++++ Dataset content ++++
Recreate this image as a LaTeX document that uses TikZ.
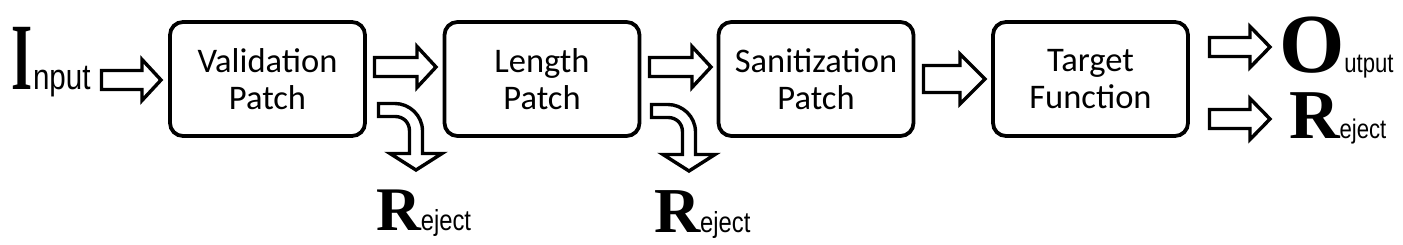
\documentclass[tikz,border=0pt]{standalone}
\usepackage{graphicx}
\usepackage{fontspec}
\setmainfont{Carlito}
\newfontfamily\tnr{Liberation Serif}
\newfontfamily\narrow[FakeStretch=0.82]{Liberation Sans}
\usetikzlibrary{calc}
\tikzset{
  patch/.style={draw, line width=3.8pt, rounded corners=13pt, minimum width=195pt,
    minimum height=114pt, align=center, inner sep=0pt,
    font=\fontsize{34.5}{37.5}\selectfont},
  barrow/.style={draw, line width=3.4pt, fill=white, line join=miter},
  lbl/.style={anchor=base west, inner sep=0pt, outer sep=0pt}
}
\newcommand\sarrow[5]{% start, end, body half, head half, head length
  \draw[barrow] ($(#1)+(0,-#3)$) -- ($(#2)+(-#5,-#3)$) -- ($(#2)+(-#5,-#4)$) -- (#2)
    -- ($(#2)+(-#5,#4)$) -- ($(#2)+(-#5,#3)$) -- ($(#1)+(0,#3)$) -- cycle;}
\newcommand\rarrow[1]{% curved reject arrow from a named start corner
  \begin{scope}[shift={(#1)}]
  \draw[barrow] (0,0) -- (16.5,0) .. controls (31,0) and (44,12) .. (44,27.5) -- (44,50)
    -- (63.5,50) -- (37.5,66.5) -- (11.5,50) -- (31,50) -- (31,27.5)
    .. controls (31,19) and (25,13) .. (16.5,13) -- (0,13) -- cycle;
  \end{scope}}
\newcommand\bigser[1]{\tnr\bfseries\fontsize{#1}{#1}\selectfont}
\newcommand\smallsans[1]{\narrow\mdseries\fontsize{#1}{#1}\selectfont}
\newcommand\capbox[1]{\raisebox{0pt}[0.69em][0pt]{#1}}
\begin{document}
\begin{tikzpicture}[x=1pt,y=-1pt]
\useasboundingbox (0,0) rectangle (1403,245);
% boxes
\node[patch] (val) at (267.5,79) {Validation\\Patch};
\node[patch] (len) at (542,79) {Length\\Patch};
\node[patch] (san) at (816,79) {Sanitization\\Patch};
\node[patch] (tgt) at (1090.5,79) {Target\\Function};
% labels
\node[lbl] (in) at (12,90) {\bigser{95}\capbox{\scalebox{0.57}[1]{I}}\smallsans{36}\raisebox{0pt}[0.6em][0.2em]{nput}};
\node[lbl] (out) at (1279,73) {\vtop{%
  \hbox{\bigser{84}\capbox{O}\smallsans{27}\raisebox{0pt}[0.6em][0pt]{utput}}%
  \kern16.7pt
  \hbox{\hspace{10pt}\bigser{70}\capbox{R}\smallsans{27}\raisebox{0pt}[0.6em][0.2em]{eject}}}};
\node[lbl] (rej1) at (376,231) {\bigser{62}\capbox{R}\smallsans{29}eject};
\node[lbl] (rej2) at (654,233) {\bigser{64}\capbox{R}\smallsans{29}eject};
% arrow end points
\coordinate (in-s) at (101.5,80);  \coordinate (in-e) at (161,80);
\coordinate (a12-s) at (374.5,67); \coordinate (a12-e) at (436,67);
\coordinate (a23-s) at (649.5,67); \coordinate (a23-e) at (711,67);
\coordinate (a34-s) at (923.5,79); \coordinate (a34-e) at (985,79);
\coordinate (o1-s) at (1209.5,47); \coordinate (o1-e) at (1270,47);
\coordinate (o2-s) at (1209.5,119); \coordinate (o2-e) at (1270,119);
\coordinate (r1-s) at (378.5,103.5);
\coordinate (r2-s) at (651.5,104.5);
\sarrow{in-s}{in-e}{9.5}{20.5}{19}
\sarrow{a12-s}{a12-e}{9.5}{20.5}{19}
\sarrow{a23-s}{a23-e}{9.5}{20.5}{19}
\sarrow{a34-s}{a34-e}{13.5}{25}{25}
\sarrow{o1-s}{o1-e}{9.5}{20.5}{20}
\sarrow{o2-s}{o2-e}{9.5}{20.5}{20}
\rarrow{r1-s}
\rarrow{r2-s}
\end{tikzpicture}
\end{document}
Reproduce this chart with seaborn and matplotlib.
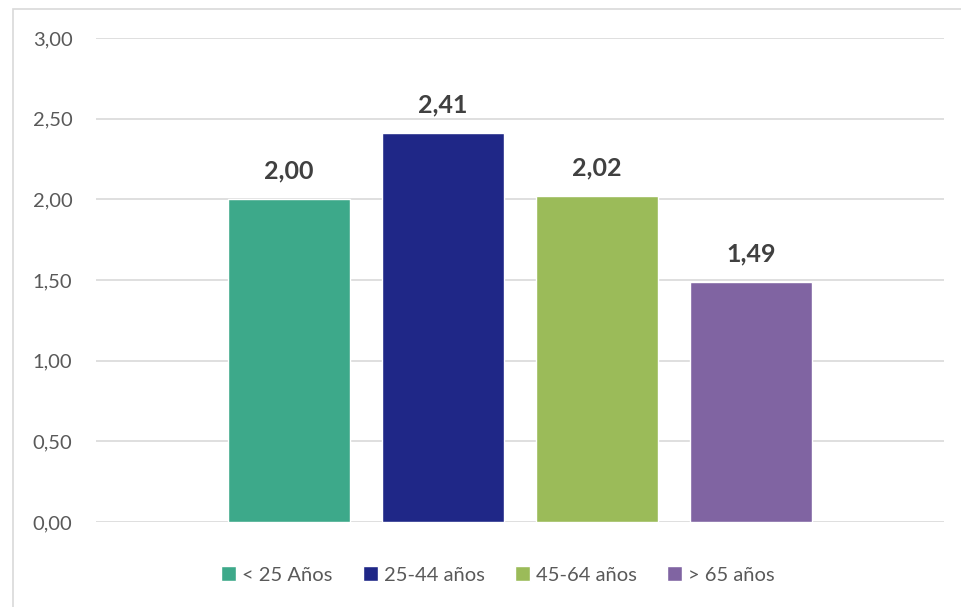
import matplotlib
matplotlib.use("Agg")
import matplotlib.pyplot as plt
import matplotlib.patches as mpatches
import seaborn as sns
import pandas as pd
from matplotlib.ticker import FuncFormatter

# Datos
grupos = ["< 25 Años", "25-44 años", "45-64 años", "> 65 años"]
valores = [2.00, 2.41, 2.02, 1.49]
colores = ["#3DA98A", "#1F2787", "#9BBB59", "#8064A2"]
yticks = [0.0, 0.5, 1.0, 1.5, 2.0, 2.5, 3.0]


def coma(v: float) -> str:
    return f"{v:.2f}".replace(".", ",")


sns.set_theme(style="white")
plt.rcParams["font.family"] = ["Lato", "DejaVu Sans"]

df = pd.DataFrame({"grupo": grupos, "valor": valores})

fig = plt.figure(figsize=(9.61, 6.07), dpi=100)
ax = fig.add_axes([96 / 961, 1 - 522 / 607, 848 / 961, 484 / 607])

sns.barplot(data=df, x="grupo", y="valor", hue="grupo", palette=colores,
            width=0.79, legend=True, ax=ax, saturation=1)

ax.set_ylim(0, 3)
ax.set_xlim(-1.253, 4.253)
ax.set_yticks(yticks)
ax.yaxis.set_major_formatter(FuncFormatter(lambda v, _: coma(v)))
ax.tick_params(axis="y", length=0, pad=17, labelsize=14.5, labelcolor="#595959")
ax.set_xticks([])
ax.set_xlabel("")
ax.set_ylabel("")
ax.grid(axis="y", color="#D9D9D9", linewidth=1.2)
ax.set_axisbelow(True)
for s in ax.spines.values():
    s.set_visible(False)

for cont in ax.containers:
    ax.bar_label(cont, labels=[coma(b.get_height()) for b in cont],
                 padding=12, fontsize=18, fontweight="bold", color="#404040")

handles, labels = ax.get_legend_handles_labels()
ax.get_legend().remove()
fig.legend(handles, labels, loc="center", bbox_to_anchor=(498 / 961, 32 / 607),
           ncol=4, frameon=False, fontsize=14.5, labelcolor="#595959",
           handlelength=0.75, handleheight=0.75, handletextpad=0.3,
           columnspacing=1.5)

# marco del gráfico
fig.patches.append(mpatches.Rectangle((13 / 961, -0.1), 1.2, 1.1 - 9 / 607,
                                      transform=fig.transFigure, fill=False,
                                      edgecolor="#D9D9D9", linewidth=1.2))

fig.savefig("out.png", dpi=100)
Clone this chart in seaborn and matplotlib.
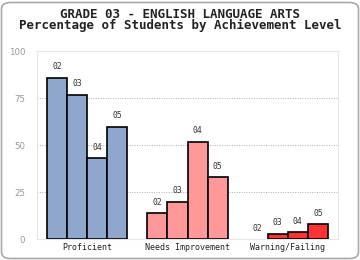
++++
** Stated exercise **
All the lines above are to be given again exactly as they read, with the pictures removed.

** Solution for this problem **
Recreate this image as a LaTeX document that uses TikZ.
\documentclass[tikz,border=0pt]{standalone}
\usepackage{graphicx}
\usepackage{fontspec}
\setmainfont{Carlito}
\newfontfamily\tnr{Liberation Serif}
\newfontfamily\narrow[FakeStretch=0.82]{Liberation Sans}
\usetikzlibrary{calc}
\tikzset{
  patch/.style={draw, line width=3.8pt, rounded corners=13pt, minimum width=195pt,
    minimum height=114pt, align=center, inner sep=0pt,
    font=\fontsize{34.5}{37.5}\selectfont},
  barrow/.style={draw, line width=3.4pt, fill=white, line join=miter},
  lbl/.style={anchor=base west, inner sep=0pt, outer sep=0pt}
}
\newcommand\sarrow[5]{% start, end, body half, head half, head length
  \draw[barrow] ($(#1)+(0,-#3)$) -- ($(#2)+(-#5,-#3)$) -- ($(#2)+(-#5,-#4)$) -- (#2)
    -- ($(#2)+(-#5,#4)$) -- ($(#2)+(-#5,#3)$) -- ($(#1)+(0,#3)$) -- cycle;}
\newcommand\rarrow[1]{% curved reject arrow from a named start corner
  \begin{scope}[shift={(#1)}]
  \draw[barrow] (0,0) -- (16.5,0) .. controls (31,0) and (44,12) .. (44,27.5) -- (44,50)
    -- (63.5,50) -- (37.5,66.5) -- (11.5,50) -- (31,50) -- (31,27.5)
    .. controls (31,19) and (25,13) .. (16.5,13) -- (0,13) -- cycle;
  \end{scope}}
\newcommand\bigser[1]{\tnr\bfseries\fontsize{#1}{#1}\selectfont}
\newcommand\smallsans[1]{\narrow\mdseries\fontsize{#1}{#1}\selectfont}
\newcommand\capbox[1]{\raisebox{0pt}[0.69em][0pt]{#1}}
\begin{document}
\begin{tikzpicture}[x=1pt,y=-1pt]
\useasboundingbox (0,0) rectangle (1403,245);
% boxes
\node[patch] (val) at (267.5,79) {Validation\\Patch};
\node[patch] (len) at (542,79) {Length\\Patch};
\node[patch] (san) at (816,79) {Sanitization\\Patch};
\node[patch] (tgt) at (1090.5,79) {Target\\Function};
% labels
\node[lbl] (in) at (12,90) {\bigser{95}\capbox{\scalebox{0.57}[1]{I}}\smallsans{36}\raisebox{0pt}[0.6em][0.2em]{nput}};
\node[lbl] (out) at (1279,73) {\vtop{%
  \hbox{\bigser{84}\capbox{O}\smallsans{27}\raisebox{0pt}[0.6em][0pt]{utput}}%
  \kern16.7pt
  \hbox{\hspace{10pt}\bigser{70}\capbox{R}\smallsans{27}\raisebox{0pt}[0.6em][0.2em]{eject}}}};
\node[lbl] (rej1) at (376,231) {\bigser{62}\capbox{R}\smallsans{29}eject};
\node[lbl] (rej2) at (654,233) {\bigser{64}\capbox{R}\smallsans{29}eject};
% arrow end points
\coordinate (in-s) at (101.5,80);  \coordinate (in-e) at (161,80);
\coordinate (a12-s) at (374.5,67); \coordinate (a12-e) at (436,67);
\coordinate (a23-s) at (649.5,67); \coordinate (a23-e) at (711,67);
\coordinate (a34-s) at (923.5,79); \coordinate (a34-e) at (985,79);
\coordinate (o1-s) at (1209.5,47); \coordinate (o1-e) at (1270,47);
\coordinate (o2-s) at (1209.5,119); \coordinate (o2-e) at (1270,119);
\coordinate (r1-s) at (378.5,103.5);
\coordinate (r2-s) at (651.5,104.5);
\sarrow{in-s}{in-e}{9.5}{20.5}{19}
\sarrow{a12-s}{a12-e}{9.5}{20.5}{19}
\sarrow{a23-s}{a23-e}{9.5}{20.5}{19}
\sarrow{a34-s}{a34-e}{13.5}{25}{25}
\sarrow{o1-s}{o1-e}{9.5}{20.5}{20}
\sarrow{o2-s}{o2-e}{9.5}{20.5}{20}
\rarrow{r1-s}
\rarrow{r2-s}
\end{tikzpicture}
\end{document}
Reproduce this chart with seaborn and matplotlib.
import matplotlib
matplotlib.use("Agg")
import matplotlib.pyplot as plt
import matplotlib.patches as mpatches
import seaborn as sns
import pandas as pd
from matplotlib.ticker import FuncFormatter

# Datos
grupos = ["< 25 Años", "25-44 años", "45-64 años", "> 65 años"]
valores = [2.00, 2.41, 2.02, 1.49]
colores = ["#3DA98A", "#1F2787", "#9BBB59", "#8064A2"]
yticks = [0.0, 0.5, 1.0, 1.5, 2.0, 2.5, 3.0]


def coma(v: float) -> str:
    return f"{v:.2f}".replace(".", ",")


sns.set_theme(style="white")
plt.rcParams["font.family"] = ["Lato", "DejaVu Sans"]

df = pd.DataFrame({"grupo": grupos, "valor": valores})

fig = plt.figure(figsize=(9.61, 6.07), dpi=100)
ax = fig.add_axes([96 / 961, 1 - 522 / 607, 848 / 961, 484 / 607])

sns.barplot(data=df, x="grupo", y="valor", hue="grupo", palette=colores,
            width=0.79, legend=True, ax=ax, saturation=1)

ax.set_ylim(0, 3)
ax.set_xlim(-1.253, 4.253)
ax.set_yticks(yticks)
ax.yaxis.set_major_formatter(FuncFormatter(lambda v, _: coma(v)))
ax.tick_params(axis="y", length=0, pad=17, labelsize=14.5, labelcolor="#595959")
ax.set_xticks([])
ax.set_xlabel("")
ax.set_ylabel("")
ax.grid(axis="y", color="#D9D9D9", linewidth=1.2)
ax.set_axisbelow(True)
for s in ax.spines.values():
    s.set_visible(False)

for cont in ax.containers:
    ax.bar_label(cont, labels=[coma(b.get_height()) for b in cont],
                 padding=12, fontsize=18, fontweight="bold", color="#404040")

handles, labels = ax.get_legend_handles_labels()
ax.get_legend().remove()
fig.legend(handles, labels, loc="center", bbox_to_anchor=(498 / 961, 32 / 607),
           ncol=4, frameon=False, fontsize=14.5, labelcolor="#595959",
           handlelength=0.75, handleheight=0.75, handletextpad=0.3,
           columnspacing=1.5)

# marco del gráfico
fig.patches.append(mpatches.Rectangle((13 / 961, -0.1), 1.2, 1.1 - 9 / 607,
                                      transform=fig.transFigure, fill=False,
                                      edgecolor="#D9D9D9", linewidth=1.2))

fig.savefig("out.png", dpi=100)
Clone this chart in seaborn and matplotlib.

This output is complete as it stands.